═══ DATA LINES ═══

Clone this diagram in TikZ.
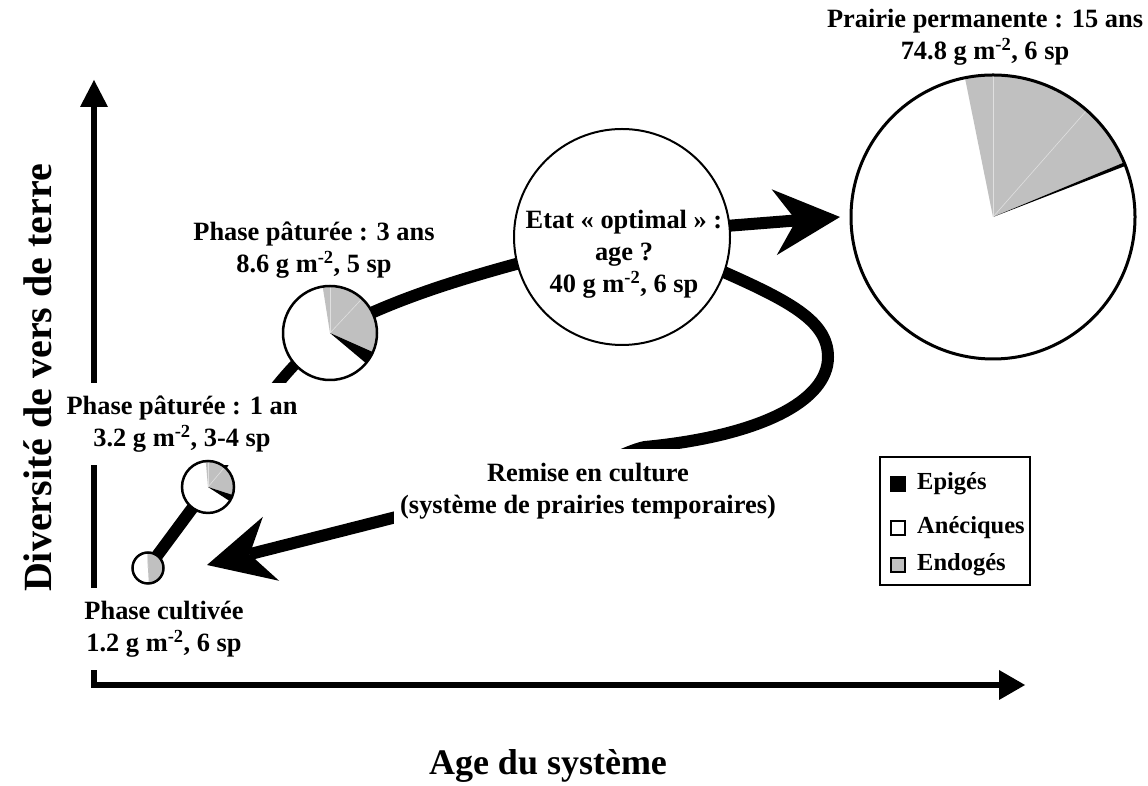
\documentclass[tikz,border=0pt]{standalone}
\usepackage{fontspec}
\setmainfont{Liberation Serif}
\usetikzlibrary{arrows.meta,calc}
\definecolor{endo}{HTML}{C0C0C0}
\definecolor{faintc}{HTML}{E0E0E0}
\pgfdeclarelayer{bg}
\pgfsetlayers{bg,main}
\newcommand\pieslice[5]{\fill[#5] (#1) -- ++(#3:#2) arc[start angle=#3, end angle=#4, radius=#2] -- cycle;}
\begin{document}
\begin{tikzpicture}[x=1pt,y=1pt,
  lab/.style={font=\bfseries\fontsize{26.4}{32}\selectfont, align=center, inner sep=0pt},
  labw/.style={lab, fill=white, inner xsep=6pt, inner ysep=13pt},
  axisline/.style={line width=6pt, {Triangle[length=27pt,width=28pt,line width=0pt]}-{Triangle[length=26pt,width=30pt,line width=0pt]}},
  conn/.style={line width=12pt},
  bigarrow/.style={line width=12pt, -{Stealth[length=66pt,width=66pt,inset=22pt,line width=0pt]}},
  piebase/.style={circle, inner sep=0pt, outer sep=0pt, fill=white},
  pieedge/.style={line width=2.5pt},
  faint/.style={faintc, line width=0.6pt},
  sq/.style={draw, line width=2pt, minimum size=14pt, inner sep=0pt},
  legtext/.style={font=\bfseries\fontsize{24.5}{28}\selectfont, inner sep=0pt, anchor=west}
]
\useasboundingbox (0,0) rectangle (1148,786);

% ---- axes ----
\coordinate (O) at (94,101);
\coordinate (ytop) at (94,706);
\coordinate (xend) at (1025,101);
\begin{pgfonlayer}{bg}
\draw[axisline] (ytop) -- (O) -- (xend);
\end{pgfonlayer}
\node[rotate=90, font=\bfseries\fontsize{40}{44}\selectfont, inner sep=0pt] (ylab) at (38,408) {Diversité de vers de terre};
\node[font=\bfseries\fontsize{36}{40}\selectfont, anchor=base, inner sep=0pt] (xlab) at (548,11) {Age du système};

% ---- node placement ----
\node[piebase, minimum size=31pt] (cult) at (148,218) {};
\node[piebase, minimum size=52pt] (p1) at (208,299) {};
\node[piebase, minimum size=94pt] (p3) at (330,453) {};
\node[circle, draw, line width=2pt, fill=white, minimum size=216pt, inner sep=0pt, outer sep=0pt] (opt) at (622,549) {};
\node[piebase, minimum size=284pt] (prairie) at (993,569) {};
\node[lab] (opttext) at (624,532) {Etat « optimal » :\\age ?\\40 g m\textsuperscript{-2}, 6 sp};

% ---- connectors ----
\coordinate (ptip) at (840,569);
\coordinate (rtip) at (207,221);
\begin{pgfonlayer}{bg}
\draw[conn] (cult.center) -- (p1.center);
\draw[conn, line width=11pt] (p1.center) .. controls (245,356) and (275,411) .. (p3.center);
\draw[conn] (p3.center) .. controls (400,490) and (470,512) .. (opt.center);
\draw[bigarrow, shorten <=-20pt] (opt.6) -- (ptip);
\draw[bigarrow, shorten <=-10pt] (opt.-19.7) .. controls (790,485) and (828,465) .. (828,429)
   .. controls (828,385) and (760,350) .. (645,339)
   .. controls (615,333) and (580,300) .. (420,275) -- (rtip);
\end{pgfonlayer}

% ---- labels ----
\node[lab] (prairielab) at (985,749) {Prairie permanente : 15 ans\\74.8 g m\textsuperscript{-2}, 6 sp};
\node[lab] (p3lab) at (314,536) {Phase pâturée : 3 ans\\8.6 g m\textsuperscript{-2}, 5 sp};
\node[labw] (p1lab) at (182,362) {Phase pâturée : 1 an\\3.2 g m\textsuperscript{-2}, 3-4 sp};
\node[labw] (cultlab) at (164,157) {Phase cultivée\\1.2 g m\textsuperscript{-2}, 6 sp};
\node[labw, inner ysep=14pt] (remise) at (588,295) {Remise en culture\\(système de prairies temporaires)};

% ---- pies ----
\pieslice{cult.center}{15.5pt}{-87}{93}{endo}
\draw[faint] (cult.center) -- ++(93:15.5pt);
\draw[pieedge] (cult.center) circle[radius=15.5pt];

\pieslice{p1.center}{26pt}{-18}{95}{endo}
\pieslice{p1.center}{26pt}{-33}{-18}{black}
\draw[faint] (p1.center) -- ++(90:26pt);
\draw[faint] (p1.center) -- ++(50:26pt);
\draw[pieedge] (p1.center) circle[radius=26pt];

\pieslice{p3.center}{47pt}{-24}{99}{endo}
\pieslice{p3.center}{47pt}{-40}{-24}{black}
\draw[faint] (p3.center) -- ++(90:47pt);
\draw[faint] (p3.center) -- ++(47:47pt);
\draw[pieedge] (p3.center) circle[radius=47pt];

\pieslice{prairie.center}{142pt}{22.6}{101.4}{endo}
\pieslice{prairie.center}{142pt}{21.1}{22.6}{black}
\draw[faint] (prairie.center) -- ++(90:142pt);
\draw[faint] (prairie.center) -- ++(48.7:142pt);
\draw[pieedge, line width=3pt] (prairie.center) circle[radius=142pt];

% ---- legend ----
\node[draw, line width=2pt, minimum width=150pt, minimum height=128pt, inner sep=0pt] (legend) at (955,265) {};
\node[sq, fill=black] (sqE) at (898,302) {};
\node[legtext] (tE) at (917,302) {Epigés};
\node[sq, fill=white] (sqA) at (898,258) {};
\node[legtext] (tA) at (917,258) {Anéciques};
\node[sq, fill=endo] (sqN) at (898,221) {};
\node[legtext] (tN) at (917,221) {Endogés};
\end{tikzpicture}
\end{document}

═══

> [EXERCISE GOAL]: Repeat the material exactly as it reads, without any of its pictures.

> [EXPECTED ANSWER]:
Clone this diagram in TikZ.
\documentclass[tikz,border=0pt]{standalone}
\usepackage{fontspec}
\setmainfont{Liberation Serif}
\usetikzlibrary{arrows.meta,calc}
\definecolor{endo}{HTML}{C0C0C0}
\definecolor{faintc}{HTML}{E0E0E0}
\pgfdeclarelayer{bg}
\pgfsetlayers{bg,main}
\newcommand\pieslice[5]{\fill[#5] (#1) -- ++(#3:#2) arc[start angle=#3, end angle=#4, radius=#2] -- cycle;}
\begin{document}
\begin{tikzpicture}[x=1pt,y=1pt,
  lab/.style={font=\bfseries\fontsize{26.4}{32}\selectfont, align=center, inner sep=0pt},
  labw/.style={lab, fill=white, inner xsep=6pt, inner ysep=13pt},
  axisline/.style={line width=6pt, {Triangle[length=27pt,width=28pt,line width=0pt]}-{Triangle[length=26pt,width=30pt,line width=0pt]}},
  conn/.style={line width=12pt},
  bigarrow/.style={line width=12pt, -{Stealth[length=66pt,width=66pt,inset=22pt,line width=0pt]}},
  piebase/.style={circle, inner sep=0pt, outer sep=0pt, fill=white},
  pieedge/.style={line width=2.5pt},
  faint/.style={faintc, line width=0.6pt},
  sq/.style={draw, line width=2pt, minimum size=14pt, inner sep=0pt},
  legtext/.style={font=\bfseries\fontsize{24.5}{28}\selectfont, inner sep=0pt, anchor=west}
]
\useasboundingbox (0,0) rectangle (1148,786);

% ---- axes ----
\coordinate (O) at (94,101);
\coordinate (ytop) at (94,706);
\coordinate (xend) at (1025,101);
\begin{pgfonlayer}{bg}
\draw[axisline] (ytop) -- (O) -- (xend);
\end{pgfonlayer}
\node[rotate=90, font=\bfseries\fontsize{40}{44}\selectfont, inner sep=0pt] (ylab) at (38,408) {Diversité de vers de terre};
\node[font=\bfseries\fontsize{36}{40}\selectfont, anchor=base, inner sep=0pt] (xlab) at (548,11) {Age du système};

% ---- node placement ----
\node[piebase, minimum size=31pt] (cult) at (148,218) {};
\node[piebase, minimum size=52pt] (p1) at (208,299) {};
\node[piebase, minimum size=94pt] (p3) at (330,453) {};
\node[circle, draw, line width=2pt, fill=white, minimum size=216pt, inner sep=0pt, outer sep=0pt] (opt) at (622,549) {};
\node[piebase, minimum size=284pt] (prairie) at (993,569) {};
\node[lab] (opttext) at (624,532) {Etat « optimal » :\\age ?\\40 g m\textsuperscript{-2}, 6 sp};

% ---- connectors ----
\coordinate (ptip) at (840,569);
\coordinate (rtip) at (207,221);
\begin{pgfonlayer}{bg}
\draw[conn] (cult.center) -- (p1.center);
\draw[conn, line width=11pt] (p1.center) .. controls (245,356) and (275,411) .. (p3.center);
\draw[conn] (p3.center) .. controls (400,490) and (470,512) .. (opt.center);
\draw[bigarrow, shorten <=-20pt] (opt.6) -- (ptip);
\draw[bigarrow, shorten <=-10pt] (opt.-19.7) .. controls (790,485) and (828,465) .. (828,429)
   .. controls (828,385) and (760,350) .. (645,339)
   .. controls (615,333) and (580,300) .. (420,275) -- (rtip);
\end{pgfonlayer}

% ---- labels ----
\node[lab] (prairielab) at (985,749) {Prairie permanente : 15 ans\\74.8 g m\textsuperscript{-2}, 6 sp};
\node[lab] (p3lab) at (314,536) {Phase pâturée : 3 ans\\8.6 g m\textsuperscript{-2}, 5 sp};
\node[labw] (p1lab) at (182,362) {Phase pâturée : 1 an\\3.2 g m\textsuperscript{-2}, 3-4 sp};
\node[labw] (cultlab) at (164,157) {Phase cultivée\\1.2 g m\textsuperscript{-2}, 6 sp};
\node[labw, inner ysep=14pt] (remise) at (588,295) {Remise en culture\\(système de prairies temporaires)};

% ---- pies ----
\pieslice{cult.center}{15.5pt}{-87}{93}{endo}
\draw[faint] (cult.center) -- ++(93:15.5pt);
\draw[pieedge] (cult.center) circle[radius=15.5pt];

\pieslice{p1.center}{26pt}{-18}{95}{endo}
\pieslice{p1.center}{26pt}{-33}{-18}{black}
\draw[faint] (p1.center) -- ++(90:26pt);
\draw[faint] (p1.center) -- ++(50:26pt);
\draw[pieedge] (p1.center) circle[radius=26pt];

\pieslice{p3.center}{47pt}{-24}{99}{endo}
\pieslice{p3.center}{47pt}{-40}{-24}{black}
\draw[faint] (p3.center) -- ++(90:47pt);
\draw[faint] (p3.center) -- ++(47:47pt);
\draw[pieedge] (p3.center) circle[radius=47pt];

\pieslice{prairie.center}{142pt}{22.6}{101.4}{endo}
\pieslice{prairie.center}{142pt}{21.1}{22.6}{black}
\draw[faint] (prairie.center) -- ++(90:142pt);
\draw[faint] (prairie.center) -- ++(48.7:142pt);
\draw[pieedge, line width=3pt] (prairie.center) circle[radius=142pt];

% ---- legend ----
\node[draw, line width=2pt, minimum width=150pt, minimum height=128pt, inner sep=0pt] (legend) at (955,265) {};
\node[sq, fill=black] (sqE) at (898,302) {};
\node[legtext] (tE) at (917,302) {Epigés};
\node[sq, fill=white] (sqA) at (898,258) {};
\node[legtext] (tA) at (917,258) {Anéciques};
\node[sq, fill=endo] (sqN) at (898,221) {};
\node[legtext] (tN) at (917,221) {Endogés};
\end{tikzpicture}
\end{document}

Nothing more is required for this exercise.